**Prompt**
Write out every line of the material as it stands, apart from the pictures.

**Data section**
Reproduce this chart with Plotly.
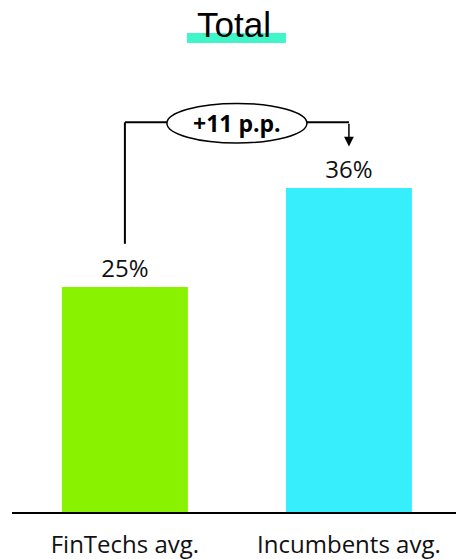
import plotly.graph_objects as go

categories = ["FinTechs avg.", "Incumbents avg."]
values = [25, 36]
value_labels = ["25%", "36%"]
bar_colors = ["#88F200", "#36EEFC"]
diff_label = "+11 p.p."
title_text = "Total"

fig = go.Figure()
fig.add_trace(go.Bar(
    x=[0, 1], y=values, width=0.5625,
    marker=dict(color=bar_colors, line=dict(width=0)),
    text=value_labels, textposition="outside",
    textfont=dict(family="Open Sans", size=24, color="#111111"),
    cliponaxis=False, hoverinfo="skip",
))

bracket_y = 43.3
line_style = dict(color="black", width=2)
# left vertical
fig.add_shape(type="line", xref="x", yref="y", x0=0, x1=0, y0=29.8, y1=bracket_y, line=line_style)
# left horizontal
fig.add_shape(type="line", xref="x", yref="y", x0=0, x1=0.1875, y0=bracket_y, y1=bracket_y, line=line_style)
# right horizontal
fig.add_shape(type="line", xref="x", yref="y", x0=0.8125, x1=1, y0=bracket_y, y1=bracket_y, line=line_style)
# ellipse
fig.add_shape(type="circle", xref="x", yref="y", x0=0.1875, x1=0.8125, y0=41.0, y1=45.4,
              line=dict(color="black", width=1.5), fillcolor="white")
fig.add_annotation(x=0.5, y=43.2, xref="x", yref="y", text="<b>" + diff_label + "</b>",
                   showarrow=False, font=dict(family="Open Sans", size=23, color="black"))
# arrow
fig.add_annotation(x=1, y=40.6, ax=1, ay=bracket_y, xref="x", yref="y", axref="x", ayref="y",
                   text="", showarrow=True, arrowhead=2, arrowsize=1.3, arrowwidth=1.5,
                   arrowcolor="black", standoff=0)

# title highlight and text
fig.add_shape(type="rect", xref="paper", yref="paper", x0=0.394, x1=0.617, y0=1.0376, y1=1.0597,
              fillcolor="#40F5C8", line=dict(width=0), layer="below")
fig.add_annotation(x=0.5, y=1.079, xref="paper", yref="paper", text=title_text, showarrow=False,
                   yanchor="middle", xanchor="center",
                   font=dict(family="Liberation Sans, Arial", size=35, color="black"))

fig.update_layout(
    width=456, height=559,
    margin=dict(l=12, r=0, t=60, b=47),
    plot_bgcolor="white", paper_bgcolor="white",
    showlegend=False,
    xaxis=dict(range=[-0.504, 1.478], tickmode="array", tickvals=[0, 1], ticktext=categories,
               showline=True, linecolor="black", linewidth=1.5, showgrid=False, zeroline=False,
               ticks="", ticklabelstandoff=10,
               tickfont=dict(family="Open Sans", size=24, color="#111111")),
    yaxis=dict(range=[0, 452 / 9], visible=False, showgrid=False, zeroline=False),
)

fig.write_html("out.html")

**Result for this exercise**
Reproduce this chart with Plotly.
import plotly.graph_objects as go

categories = ["FinTechs avg.", "Incumbents avg."]
values = [25, 36]
value_labels = ["25%", "36%"]
bar_colors = ["#88F200", "#36EEFC"]
diff_label = "+11 p.p."
title_text = "Total"

fig = go.Figure()
fig.add_trace(go.Bar(
    x=[0, 1], y=values, width=0.5625,
    marker=dict(color=bar_colors, line=dict(width=0)),
    text=value_labels, textposition="outside",
    textfont=dict(family="Open Sans", size=24, color="#111111"),
    cliponaxis=False, hoverinfo="skip",
))

bracket_y = 43.3
line_style = dict(color="black", width=2)
# left vertical
fig.add_shape(type="line", xref="x", yref="y", x0=0, x1=0, y0=29.8, y1=bracket_y, line=line_style)
# left horizontal
fig.add_shape(type="line", xref="x", yref="y", x0=0, x1=0.1875, y0=bracket_y, y1=bracket_y, line=line_style)
# right horizontal
fig.add_shape(type="line", xref="x", yref="y", x0=0.8125, x1=1, y0=bracket_y, y1=bracket_y, line=line_style)
# ellipse
fig.add_shape(type="circle", xref="x", yref="y", x0=0.1875, x1=0.8125, y0=41.0, y1=45.4,
              line=dict(color="black", width=1.5), fillcolor="white")
fig.add_annotation(x=0.5, y=43.2, xref="x", yref="y", text="<b>" + diff_label + "</b>",
                   showarrow=False, font=dict(family="Open Sans", size=23, color="black"))
# arrow
fig.add_annotation(x=1, y=40.6, ax=1, ay=bracket_y, xref="x", yref="y", axref="x", ayref="y",
                   text="", showarrow=True, arrowhead=2, arrowsize=1.3, arrowwidth=1.5,
                   arrowcolor="black", standoff=0)

# title highlight and text
fig.add_shape(type="rect", xref="paper", yref="paper", x0=0.394, x1=0.617, y0=1.0376, y1=1.0597,
              fillcolor="#40F5C8", line=dict(width=0), layer="below")
fig.add_annotation(x=0.5, y=1.079, xref="paper", yref="paper", text=title_text, showarrow=False,
                   yanchor="middle", xanchor="center",
                   font=dict(family="Liberation Sans, Arial", size=35, color="black"))

fig.update_layout(
    width=456, height=559,
    margin=dict(l=12, r=0, t=60, b=47),
    plot_bgcolor="white", paper_bgcolor="white",
    showlegend=False,
    xaxis=dict(range=[-0.504, 1.478], tickmode="array", tickvals=[0, 1], ticktext=categories,
               showline=True, linecolor="black", linewidth=1.5, showgrid=False, zeroline=False,
               ticks="", ticklabelstandoff=10,
               tickfont=dict(family="Open Sans", size=24, color="#111111")),
    yaxis=dict(range=[0, 452 / 9], visible=False, showgrid=False, zeroline=False),
)

fig.write_html("out.html")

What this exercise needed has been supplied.